The water comes down from the Ochil Hills through the Danny Burn, off Devonian-age volcanic rock that runs filtered and soft by the time it reaches Blackford. The village has been a brewing site since at least the 16th century, when Bernard's Brewery here supplied James IV's coronation ale. Tullibardine Distillery, founded in 1949 on the same water source, is a comparative newcomer. Its first half-century was rocky, its second half-century has been a quieter story of recovery and reinvention. Few distilleries in Scotland have changed hands as often or stayed open through it.

Born in Postwar Scotland

Tullibardine was built in 1949, when British whisky was emerging from the rationing of the Second World War and demand was beginning to pull ahead of supply. The distillery was designed by William Delme-Evans, who would go on to build several other modernist postwar distilleries, and its site at Blackford in Perth and Kinross gave it both the Ochil water and easy rail access to the markets. It produced a single malt whisky in the relatively light Highland style for nearly half a century, sometimes under its own name and sometimes as a component of blends owned by larger companies. By the 1990s it had passed into the hands of Whyte and Mackay.

Mothballed and Sold

In 1995 Whyte and Mackay mothballed Tullibardine. Mothballing is the polite term for stopping production while keeping the buildings, the equipment, and the maturing stocks in place against the possibility of a future revival.
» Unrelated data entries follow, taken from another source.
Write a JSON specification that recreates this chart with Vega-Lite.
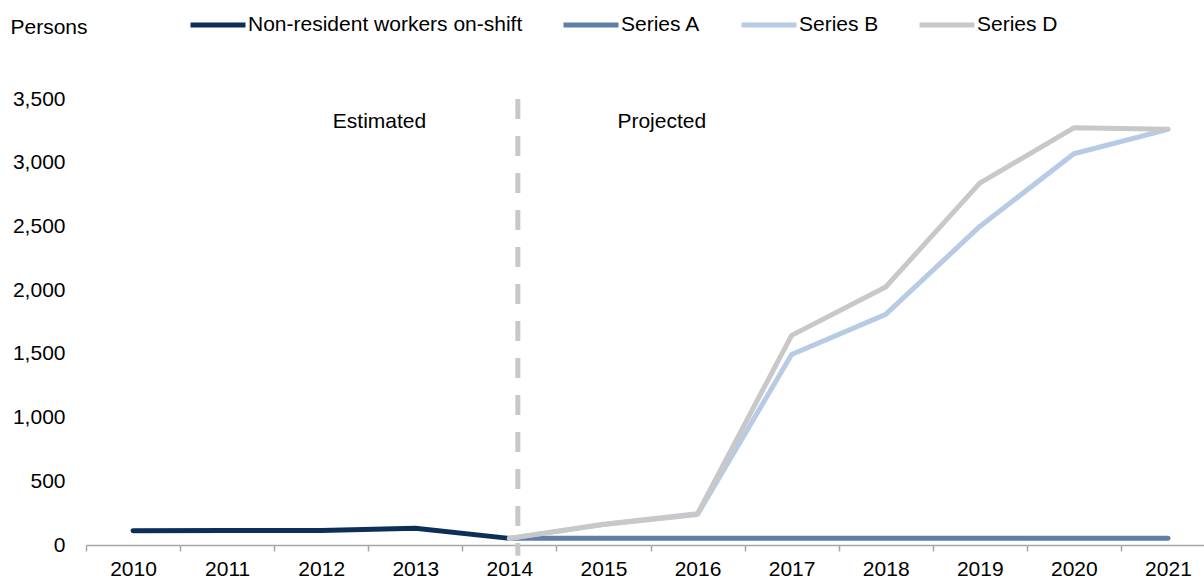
{
  "$schema": "https://vega.github.io/schema/vega-lite/v6.json",
  "autosize": {"type": "none"},
  "padding": {"left": 86, "top": 99, "right": 0, "bottom": 34},
  "width": 1118,
  "height": 446,
  "config": {"view": {"stroke": null}, "font": "Liberation Sans"},
  "data": {"values": [
    {"year": "2010", "series": "Non-resident workers on-shift", "value": 112},
    {"year": "2011", "series": "Non-resident workers on-shift", "value": 113},
    {"year": "2012", "series": "Non-resident workers on-shift", "value": 114},
    {"year": "2013", "series": "Non-resident workers on-shift", "value": 131},
    {"year": "2014", "series": "Non-resident workers on-shift", "value": 52},
    {"year": "2014", "series": "Series A", "value": 52},
    {"year": "2015", "series": "Series A", "value": 52},
    {"year": "2016", "series": "Series A", "value": 52},
    {"year": "2017", "series": "Series A", "value": 52},
    {"year": "2018", "series": "Series A", "value": 52},
    {"year": "2019", "series": "Series A", "value": 52},
    {"year": "2020", "series": "Series A", "value": 52},
    {"year": "2021", "series": "Series A", "value": 52},
    {"year": "2014", "series": "Series B", "value": 52},
    {"year": "2015", "series": "Series B", "value": 160},
    {"year": "2016", "series": "Series B", "value": 240},
    {"year": "2017", "series": "Series B", "value": 1495},
    {"year": "2018", "series": "Series B", "value": 1810},
    {"year": "2019", "series": "Series B", "value": 2500},
    {"year": "2020", "series": "Series B", "value": 3070},
    {"year": "2021", "series": "Series B", "value": 3262},
    {"year": "2014", "series": "Series D", "value": 52},
    {"year": "2015", "series": "Series D", "value": 163},
    {"year": "2016", "series": "Series D", "value": 246},
    {"year": "2017", "series": "Series D", "value": 1645},
    {"year": "2018", "series": "Series D", "value": 2025},
    {"year": "2019", "series": "Series D", "value": 2840},
    {"year": "2020", "series": "Series D", "value": 3274},
    {"year": "2021", "series": "Series D", "value": 3262}
  ]},
  "layer": [
    {
      "data": {"values": [{"year": "2014"}]},
      "mark": {"type": "rule", "stroke": "#c8c8c8", "strokeWidth": 5, "strokeDash": [20, 17]},
      "encoding": {
        "x": {"field": "year", "type": "ordinal", "bandPosition": 0.59},
        "y": {"datum": 3500},
        "y2": {"datum": -85}
      }
    },
    {
      "mark": {"type": "line", "strokeWidth": 5, "strokeCap": "round", "strokeJoin": "round"},
      "encoding": {
        "x": {
          "field": "year", "type": "ordinal",
          "scale": {"type": "band", "paddingInner": 0, "paddingOuter": 0, "range": [0, 1129]},
          "axis": {
            "title": null, "labelAngle": 0, "tickBand": "extent", "bandPosition": 0.5,
            "labelAlign": "center", "labelBaseline": "top",
            "domainColor": "#a6a6a6", "domainWidth": 1.5,
            "tickColor": "#a6a6a6", "tickWidth": 1.5, "tickSize": 6,
            "labelPadding": 7, "labelFontSize": 21, "labelColor": "#000000",
            "labelFont": "Liberation Sans", "grid": false
          }
        },
        "y": {
          "field": "value", "type": "quantitative",
          "scale": {"domain": [0, 3500], "nice": false},
          "axis": {
            "title": "Persons", "titleAngle": 0, "titleX": -76, "titleY": -72,
            "titleAlign": "left", "titleBaseline": "middle", "titleFontWeight": "normal",
            "titleFontSize": 21, "titleFont": "Liberation Sans", "titleColor": "#000000",
            "values": [0, 500, 1000, 1500, 2000, 2500, 3000, 3500],
            "format": ",.0f", "domain": false, "ticks": false, "labelPadding": 21,
            "labelFontSize": 21, "labelColor": "#000000", "labelFont": "Liberation Sans",
            "gridColor": "#d4d4d4", "gridWidth": 1.5
          }
        },
        "color": {
          "field": "series", "type": "nominal",
          "scale": {
            "domain": ["Non-resident workers on-shift", "Series A", "Series B", "Series D"],
            "range": ["#0c2f57", "#5f7fa6", "#b7cbe5", "#c8c8c8"]
          },
          "legend": {
            "orient": "none", "legendX": 102, "legendY": -104, "direction": "horizontal",
            "title": null, "symbolType": "stroke", "symbolSize": 3025, "symbolStrokeWidth": 5,
            "labelFontSize": 21, "labelFont": "Liberation Sans", "labelColor": "#000000",
            "labelOffset": 0, "columnPadding": 30, "labelLimit": 400
          }
        }
      }
    },
    {
      "data": {"values": [
        {"year": "2013", "label": "Estimated"},
        {"year": "2016", "label": "Projected"}
      ]},
      "mark": {"type": "text", "fontSize": 21, "font": "Liberation Sans", "baseline": "middle", "align": "center", "color": "#000000"},
      "encoding": {
        "x": {"field": "year", "type": "ordinal", "bandPosition": 0.12},
        "y": {"datum": 3320},
        "text": {"field": "label"}
      }
    }
  ]
}
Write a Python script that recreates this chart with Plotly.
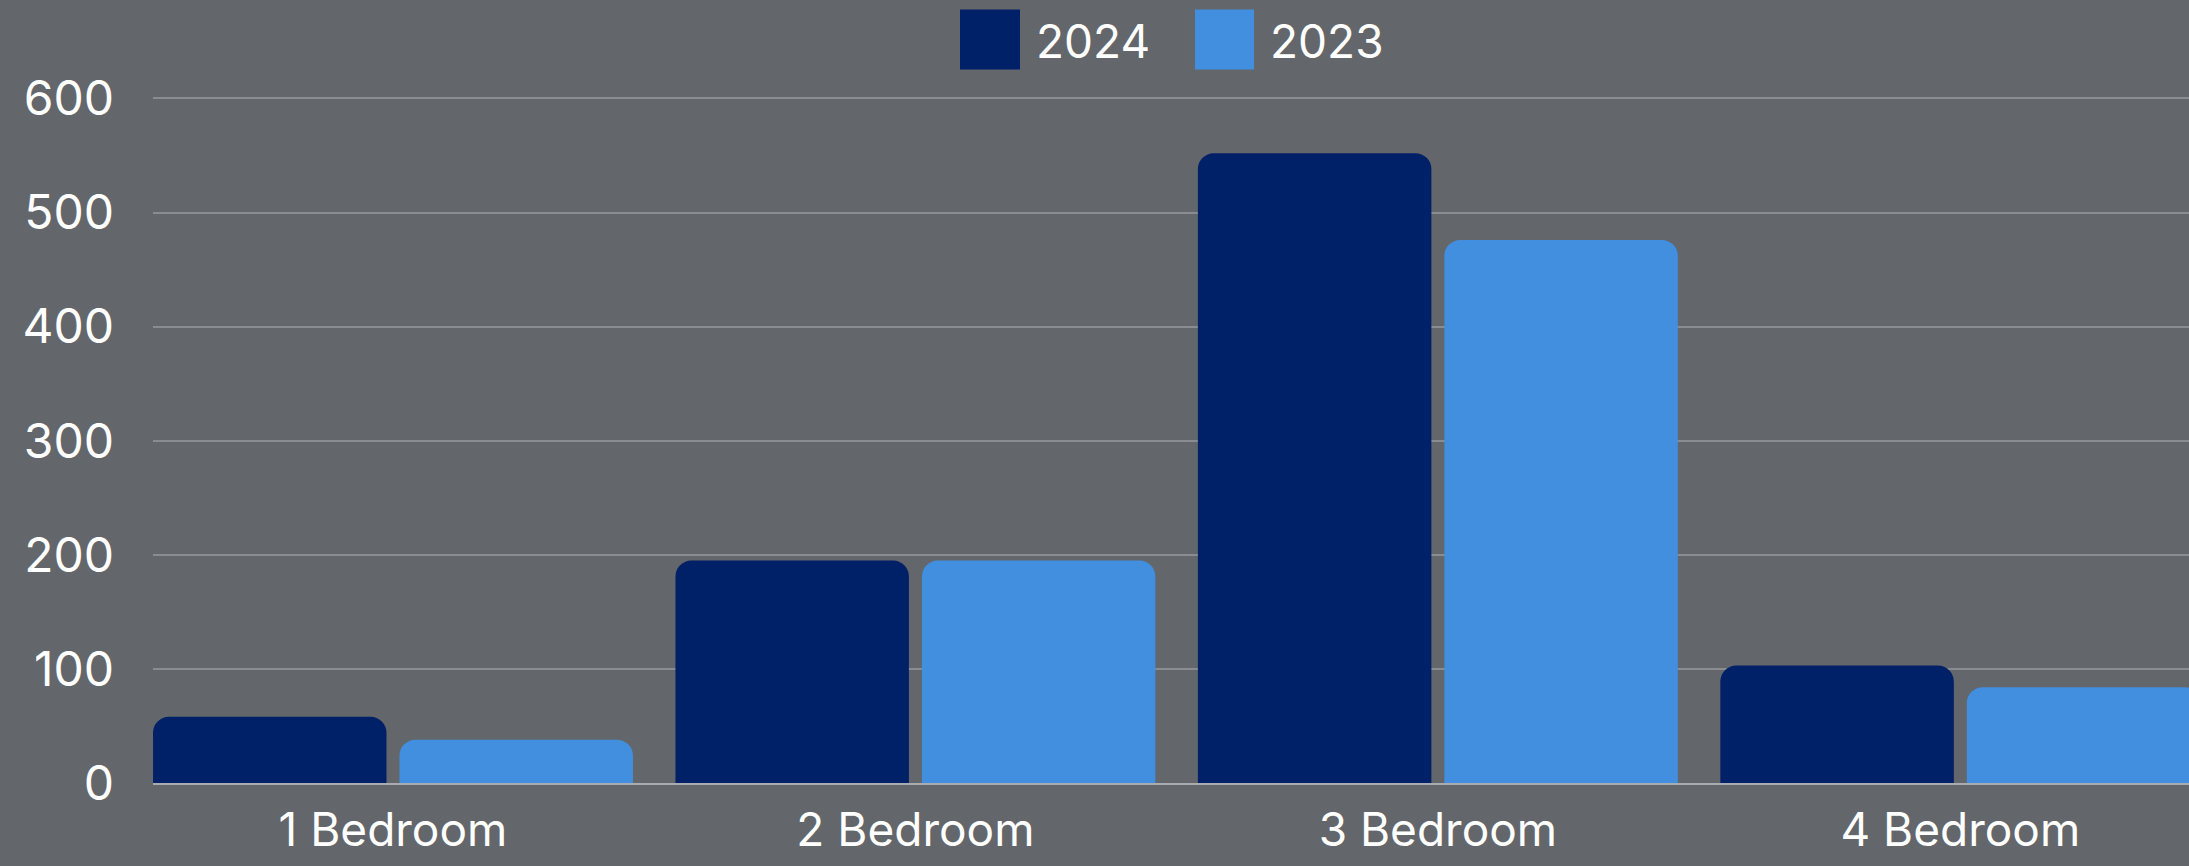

Many Scottish distilleries entered the 1990s in this state. Some never came back. Tullibardine sat silent until 2003, when a consortium called Tullibardine Distillery Ltd bought the site, restarted production, and began drawing down the existing stocks of mature whisky to release as branded single malts. The bottlings that came out in the mid-2000s were already old, having spent the entire mothballed period quietly aging in cask, and the brand was effectively relaunched on the strength of stock laid down by the previous owners.

A French Owner

In 2011 the distillery was sold again, this time to the French firm Picard Vins and Spiritueux, a wine and spirits group based in the Vaucluse. In 2013 Picard created a dedicated spirits entity called Terroirs Distillers to hold its whisky interests. The French ownership has meant continued investment, expansion of the visitor centre at Blackford, and a range of bottlings that now includes the Aged Oak Edition, several wine-cask finishes, and various sherry-finished expressions. The 'Sovereign' core bottling sits at the entry level of the range. Higher up are 15-, 20-, and 25-year-old releases. The distillery has resisted the temptation to chase peated styles or extreme cask experimentation, sticking close to the gentle, lightly fruity Highland profile that Delme-Evans designed the still house to produce in 1949.

Whisky on the Margins

Blackford is not on the well-trodden Speyside whisky trail. It sits at the southern edge of the Highland region, close to the geological fault that the Ochil escarpment marks, and visitor numbers reflect that. The site is easy to reach by car from the A9 between Stirling and Perth, and the visitor centre offers tastings, tours, and a shop. Tullibardine has never been a household name in the way Glenfiddich or Macallan are, and the gaps in its production make for an unusual age statement profile in older releases. Bottles labelled 1964, 1976, 1988 turn up in specialist auctions, and each carries its small piece of the strange history of a distillery that was built in optimism, paused for eight years, and resumed under three sets of owners across two different countries.

From the Air

Tullibardine Distillery lies at 56.26 degrees N, 3.79 degrees W in the village of Blackford on the northern side of the Ochil Hills. Recommended viewing altitude 2,500 to 4,000 feet AGL. The A9 trunk road and the Edinburgh-Inverness rail line both run past the site. The Ochil escarpment rises sharply to the south; Gleneagles golf course and hotel sit a couple of miles to the east. Nearest airport is Perth/Scone (EGPT) approximately 15 nm to the northeast. Dundee (EGPN) lies about 38 nm east. Edinburgh (EGPH) sits about 30 nm to the south-southwest. Best conditions are clear winter days when the Ochils stand out against the snow line.